SanDisk has surged 4,000% over the past twelve months, and the article says fresh upgrade calls from major banks suggest further upside may remain. The piece is primarily a sentiment/analyst-driven note rather than a new fundamental disclosure, but it reinforces a bullish narrative around the stock's momentum and investor positioning.
The important signal here is not the headline price move itself but the market structure behind it: a name that has already re-rated massively is still receiving incremental institutional validation. That usually means the base case has shifted from a short-covering event to a reflexive “fundamental upgrading” loop, where higher price improves access to capital, vendor confidence, and buy-side mandate eligibility. In that regime, the stock can outrun near-term fundamentals for several quarters because ownership is still underbuilt relative to momentum-aware capital pools.
The second-order beneficiary is not just SNDK, but the broader storage/HDD-flash supply chain if this marks a durable re-rating of memory assets as strategic rather than cyclical. Suppliers with leverage to capex discipline, controller design, and enterprise storage demand can get a sympathy bid even without immediate estimate revisions, while weaker competitors are squeezed by the higher cost of competing for wafer supply and channel share. The loser set is anyone expecting mean reversion in valuation multiples; in these names, valuation compression usually only works after a hard catalyst breaks the narrative.
The main risk is that the move is still much more sentiment- than earnings-driven at this stage, so the downside can be violent if the next quarter fails to confirm the pace of upgrades. The timeline matters: over days to weeks, momentum and flows dominate; over 1-3 months, the market will require evidence that pricing power and demand durability are real. If upgrade cadence slows or management commentary implies supply normalization faster than expected, the stock can de-rate sharply even without an outright fundamental miss.

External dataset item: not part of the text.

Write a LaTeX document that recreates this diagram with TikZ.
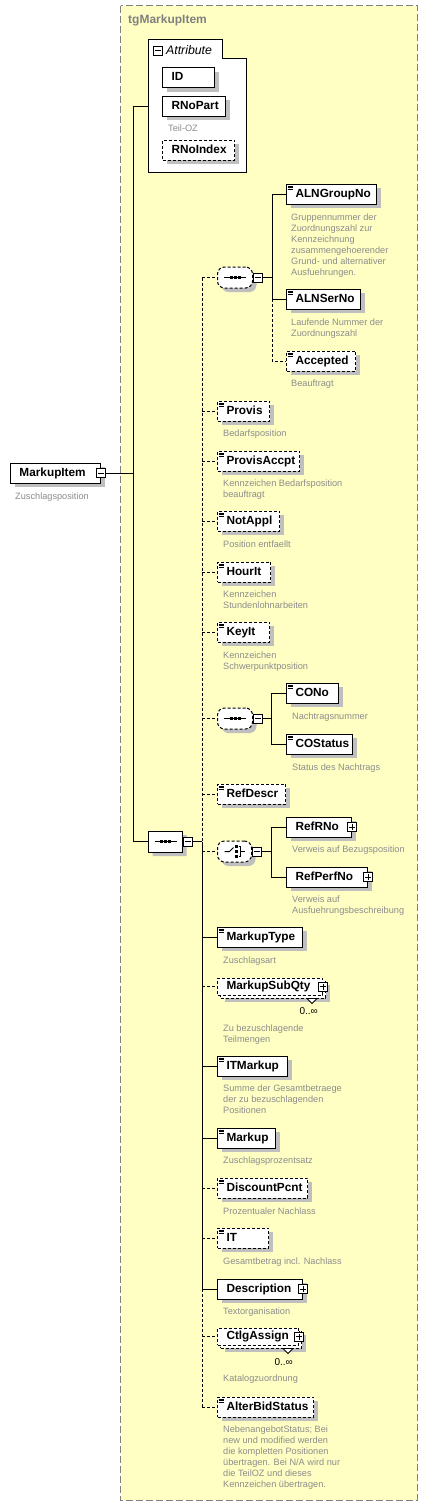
\documentclass[tikz,border=0pt]{standalone}
\usepackage{fontspec}
\setmainfont{Liberation Sans}
\usetikzlibrary{shapes.misc,shadows}

\definecolor{group area}{RGB}{255,255,196}
\colorlet{group edge}{black!50}
\colorlet{shadow gray}{black!25}
\colorlet{note gray}{black!45}
\def\labelfont{\fontsize{11.8}{13}\selectfont\bfseries}
\def\notefont{\fontsize{9.2}{11}\selectfont}
\def\multfont{\fontsize{10}{12}\selectfont}

\tikzset{
  boxshadow/.style={general shadow={fill=shadow gray, draw=none, shadow xshift=4pt, shadow yshift=-4pt}},
  optional/.style={dash pattern=on 3pt off 2pt},
  box/.style={draw=black, fill=white, line width=1pt, anchor=west, inner xsep=9pt, inner ysep=0pt,
    text height=8.5pt, text depth=2.5pt, align=left, font=\labelfont},
  elem/.style={box, minimum height=20pt, text width=#1, boxshadow},
  multi/.style={box, minimum height=17pt, text width=#1, optional,
    general shadow={fill=shadow gray, draw=none, shadow xshift=7pt, shadow yshift=-7pt},
    general shadow={fill=white, draw=black, line width=1pt, dash pattern=on 3pt off 2pt, shadow xshift=3pt, shadow yshift=-3pt}},
  icon/.style={path picture={
    \foreach \dy in {2,3.5,5}
      \draw[solid, line width=0.6pt] ([xshift=1pt,yshift=-\dy pt]path picture bounding box.north west) -- ++(5pt,0);
  }},
  note/.style={anchor=north west, inner sep=0pt, align=left, font=\notefont, text=note gray},
  mult/.style={anchor=east, inner sep=0pt, font=\multfont},
  pm/.style={draw=black, fill=white, line width=1pt, minimum size=9pt, inner sep=0pt, solid},
  minus/.style={pm, path picture={
    \draw[line width=1pt] ([xshift=-3pt]path picture bounding box.center) -- ([xshift=3pt]path picture bounding box.center);
  }},
  plus/.style={pm, path picture={
    \draw[line width=1pt] ([xshift=-3pt]path picture bounding box.center) -- ([xshift=3pt]path picture bounding box.center);
    \draw[line width=1pt] ([yshift=-3pt]path picture bounding box.center) -- ([yshift=3pt]path picture bounding box.center);
  }},
  compositor/.style={draw=black, fill=white, line width=1pt, minimum width=#1, minimum height=21pt,
    inner sep=0pt, anchor=west, boxshadow},
  seqicon/.style={path picture={
    \draw[solid, sharp corners, line width=1pt] ([xshift=-11pt]path picture bounding box.center) -- ([xshift=11pt]path picture bounding box.center);
    \foreach \dx in {-4,0,4}
      \fill[black, sharp corners] ([xshift=\dx pt-1.5pt, yshift=-1.5pt]path picture bounding box.center) rectangle ++(3pt,3pt);
  }},
  choiceicon/.style={path picture={
    \draw[solid, sharp corners, line width=1pt] ([xshift=-10pt]path picture bounding box.center) -- ([xshift=-5pt]path picture bounding box.center)
      -- ([xshift=-1pt,yshift=4pt]path picture bounding box.center);
    \foreach \dy in {-5,0,5}
      \fill[black, sharp corners] ([xshift=0pt, yshift=\dy pt-1.5pt]path picture bounding box.center) rectangle ++(3pt,3pt);
    \draw[solid, sharp corners, line width=1pt] ([xshift=4pt,yshift=5pt]path picture bounding box.center) -- ([xshift=6pt,yshift=5pt]path picture bounding box.center)
      -- ([xshift=6pt,yshift=-5pt]path picture bounding box.center) -- ([xshift=4pt,yshift=-5pt]path picture bounding box.center);
    \draw[solid, sharp corners, line width=1pt] ([xshift=6pt]path picture bounding box.center) -- ([xshift=10pt]path picture bounding box.center);
  }},
  optseq/.style={compositor=35pt, rounded corners=7pt, optional, seqicon},
  mainseq/.style={compositor=34pt, chamfered rectangle, chamfered rectangle xsep=5pt, chamfered rectangle ysep=5pt, seqicon},
  optchoice/.style={compositor=34pt, rounded corners=7pt, optional, choiceicon}
  }
\tikzstyle{edge} = [draw, line width=1pt]
\tikzstyle{optedge} = [draw, line width=1pt, dash pattern=on 3pt off 2pt]

\begin{document}
\begin{tikzpicture}[x=1pt,y=-1pt]
   \path[fill=white] (0,0) rectangle (428,1508);
   \useasboundingbox (0,0) rectangle (428,1508);

   % group
   \draw[fill=group area, draw=group edge, line width=1pt, dash pattern=on 7pt off 3pt] (120.5,5.5) rectangle (417,1500);
   \node[anchor=west, inner sep=0pt, font=\fontsize{12}{14}\selectfont\bfseries, text=group edge] (title) at (128,20) {tgMarkupItem};

   % attributes
   \draw[fill=white, line width=1pt] (148,172) -- (148,39) -- (222,39) -- (222,58) -- (246,58) -- (246,172) -- cycle;
   \coordinate (attr) at (148,106);
   \node[minus] (attr-pm) at (158,50.5) {};
   \node[anchor=west, inner sep=0pt, font=\fontsize{12.3}{14}\selectfont\itshape] (attr-title) at (166,50) {Attribute};
   \node[elem=34pt] (id) at (162,77.5) {ID};
   \node[elem=45pt] (rnopart) at (162,106) {RNoPart};
   \node[note] at ([xshift=6pt,yshift=-8pt]rnopart.south west) {Teil-OZ};
   \node[elem=54pt, optional] (rnoindex) at (162,150) {RNoIndex};

   % root element
   \node[elem=72pt] (markupitem) at (10,473) {MarkupItem};
   \node[minus] (markupitem-pm) at (markupitem.east) {};
   \node[note] at ([xshift=5pt,yshift=-9pt]markupitem.south west) {Zuschlagsposition};

   % compositors
   \node[mainseq] (seqmain) at (148,841.5) {};
   \node[minus] (seqmain-pm) at ([xshift=5pt]seqmain.east) {};
   \node[optseq] (seqa) at (217,277.5) {};
   \node[minus] (seqa-pm) at ([xshift=5pt]seqa.east) {};
   \node[optseq] (seqb) at (217,718.5) {};
   \node[minus] (seqb-pm) at ([xshift=5pt]seqb.east) {};
   \node[optchoice] (choice) at (217,851.5) {};
   \node[minus] (choice-pm) at ([xshift=5pt]choice.east) {};

   % first sequence
   \node[elem=72pt, icon] (alngroup) at (286,194) {ALNGroupNo};
   \node[note] at ([xshift=5pt,yshift=-9pt]alngroup.south west) {Gruppennummer der\\Zuordnungszahl zur\\Kennzeichnung\\zusammengehoerender\\Grund- und alternativer\\Ausfuehrungen.};
   \node[elem=56pt, icon] (alnser) at (286,299) {ALNSerNo};
   \node[note] at ([xshift=5pt,yshift=-9pt]alnser.south west) {Laufende Nummer der\\Zuordnungszahl};
   \node[elem=51pt, icon, optional] (accepted) at (286,361) {Accepted};
   \node[note] at ([xshift=5pt,yshift=-8pt]accepted.south west) {Beauftragt};

   \node[elem=34pt, icon, optional] (provis) at (217,411) {Provis};
   \node[note] at ([xshift=6pt,yshift=-8pt]provis.south west) {Bedarfsposition};
   \node[elem=64pt, icon, optional] (provisaccpt) at (217,461) {ProvisAccpt};
   \node[note] at ([xshift=6pt,yshift=-8pt]provisaccpt.south west) {Kennzeichen Bedarfsposition\\beauftragt};
   \node[elem=44pt, icon, optional] (notappl) at (217,521) {NotAppl};
   \node[note] at ([xshift=6pt,yshift=-9pt]notappl.south west) {Position entfaellt};
   \node[elem=35pt, icon, optional] (hourit) at (217,572) {HourIt};
   \node[note] at ([xshift=6pt,yshift=-8pt]hourit.south west) {Kennzeichen\\Stundenlohnarbeiten};
   \node[elem=34pt, icon, optional] (keyit) at (217,632) {KeyIt};
   \node[note] at ([xshift=6pt,yshift=-9pt]keyit.south west) {Kennzeichen\\Schwerpunktposition};

   % second sequence
   \node[elem=34pt, icon] (cono) at (286,693) {CONo};
   \node[note] at ([xshift=6pt,yshift=-9pt]cono.south west) {Nachtragsnummer};
   \node[elem=48pt, icon] (costatus) at (286,744) {COStatus};
   \node[note] at ([xshift=6pt,yshift=-9pt]costatus.south west) {Status des Nachtrags};

   \node[elem=50pt, icon, optional] (refdescr) at (217,794) {RefDescr};

   % choice
   \node[elem=47pt] (refrno) at (286,827) {RefRNo};
   \node[plus] (refrno-pm) at (refrno.east) {};
   \node[note] at ([xshift=6pt,yshift=-8pt]refrno.south west) {Verweis auf Bezugsposition};
   \node[elem=63pt] (refperfno) at (286,877) {RefPerfNo};
   \node[plus] (refperfno-pm) at (refperfno.east) {};
   \node[note] at ([xshift=6pt,yshift=-8pt]refperfno.south west) {Verweis auf\\Ausfuehrungsbeschreibung};

   \node[elem=67pt, icon] (markuptype) at (217,937) {MarkupType};
   \node[note] at ([xshift=6pt,yshift=-9pt]markuptype.south west) {Zuschlagsart};
   \node[multi=87pt] (markupsubqty) at (217,986.5) {MarkupSubQty};
   \node[plus] (markupsubqty-pm) at (markupsubqty.east) {};
   \draw[fill=white, line width=0.8pt] ([xshift=-16pt,yshift=-3pt]markupsubqty.south east) -- ++(10pt,0) -- ++(-5pt,-5pt) -- cycle;
   \node[mult] at ([xshift=-5pt,yshift=-16pt]markupsubqty.south east) {0..∞};
   \node[note] at ([xshift=6pt,yshift=-29pt]markupsubqty.south west) {Zu bezuschlagende\\Teilmengen};
   \node[elem=52pt, icon] (itmarkup) at (217,1066) {ITMarkup};
   \node[note] at ([xshift=6pt,yshift=-8pt]itmarkup.south west) {Summe der Gesamtbetraege\\der zu bezuschlagenden\\Positionen};
   \node[elem=40pt, icon] (markup) at (217,1138) {Markup};
   \node[note] at ([xshift=6pt,yshift=-8pt]markup.south west) {Zuschlagsprozentsatz};
   \node[elem=72pt, icon, optional] (discountpcnt) at (217,1188) {DiscountPcnt};
   \node[note] at ([xshift=6pt,yshift=-9pt]discountpcnt.south west) {Prozentualer Nachlass};
   \node[elem=33pt, icon, optional] (it) at (217,1238) {IT};
   \node[note] at ([xshift=6pt,yshift=-9pt]it.south west) {Gesamtbetrag incl. Nachlass};
   \node[elem=67pt] (description) at (217,1289) {Description};
   \node[plus] (description-pm) at (description.east) {};
   \node[note] at ([xshift=6pt,yshift=-8pt]description.south west) {Textorganisation};
   \node[multi=63pt] (ctlgassign) at (217,1336.5) {CtlgAssign};
   \node[plus] (ctlgassign-pm) at (ctlgassign.east) {};
   \draw[fill=white, line width=0.8pt] ([xshift=-16pt,yshift=-3pt]ctlgassign.south east) -- ++(10pt,0) -- ++(-5pt,-5pt) -- cycle;
   \node[mult] at ([xshift=-6pt,yshift=-17pt]ctlgassign.south east) {0..∞};
   \node[note] at ([xshift=6pt,yshift=-29pt]ctlgassign.south west) {Katalogzuordnung};
   \node[elem=78pt, icon, optional] (alterbid) at (217,1407) {AlterBidStatus};
   \node[note] at ([xshift=6pt,yshift=-8pt]alterbid.south west) {NebenangebotStatus; Bei\\new und modified werden\\die kompletten Positionen\\übertragen. Bei N/A wird nur\\die TeilOZ und dieses\\Kennzeichen übertragen.};

   % connectors
   \coordinate (trunk) at (133,0);
   \coordinate (busm) at (202,0);
   \coordinate (busa) at (272,0);
   \coordinate (busb) at (271,0);
   \path[edge] (markupitem-pm.east) -- (trunk |- markupitem-pm.east);
   \path[edge] (attr) -| (trunk |- seqmain.west) -- (seqmain.west);

   \path[edge] (seqmain-pm.east) -- (busm |- seqmain-pm.east);
   \path[optedge] (busm |- seqa.west) -- (busm |- seqmain-pm.east);
   \path[edge] (busm |- seqmain-pm.east) -- (busm |- description.west);
   \path[optedge] (busm |- description.west) -- (busm |- alterbid.west);
   \foreach \n in {seqa, provis, provisaccpt, notappl, hourit, keyit, seqb, refdescr, choice, markupsubqty, discountpcnt, it, ctlgassign, alterbid}
     \path[optedge] (busm |- \n.west) -- (\n.west);
   \foreach \n in {markuptype, itmarkup, markup, description}
     \path[edge] (busm |- \n.west) -- (\n.west);

   \path[edge] (seqa-pm.east) -- (busa |- seqa-pm.east);
   \path[edge] (busa |- alngroup.west) -- (busa |- alnser.west);
   \path[optedge] (busa |- alnser.west) -- (busa |- accepted.west) -- (accepted.west);
   \path[edge] (busa |- alngroup.west) -- (alngroup.west);
   \path[edge] (busa |- alnser.west) -- (alnser.west);

   \path[edge] (seqb-pm.east) -- (busb |- seqb-pm.east);
   \path[edge] (cono.west) -| (busb |- costatus.west) -- (costatus.west);

   \path[edge] (choice-pm.east) -- (busb |- choice-pm.east);
   \path[edge] (refrno.west) -| (busb |- refperfno.west) -- (refperfno.west);
\end{tikzpicture}
\end{document}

The contrarian read is that consensus may be underestimating how long a high-beta winner can stay expensive once it becomes a crowded but still under-owned institutional story. The more interesting question is not whether SNDK is "cheap"—it probably is not—but whether the market is pricing in a multi-quarter earnings revision cycle that has only just begun. If that revision cycle stalls, the move is overdone; if it persists, the stock can remain detached from fundamentals far longer than skeptics expect.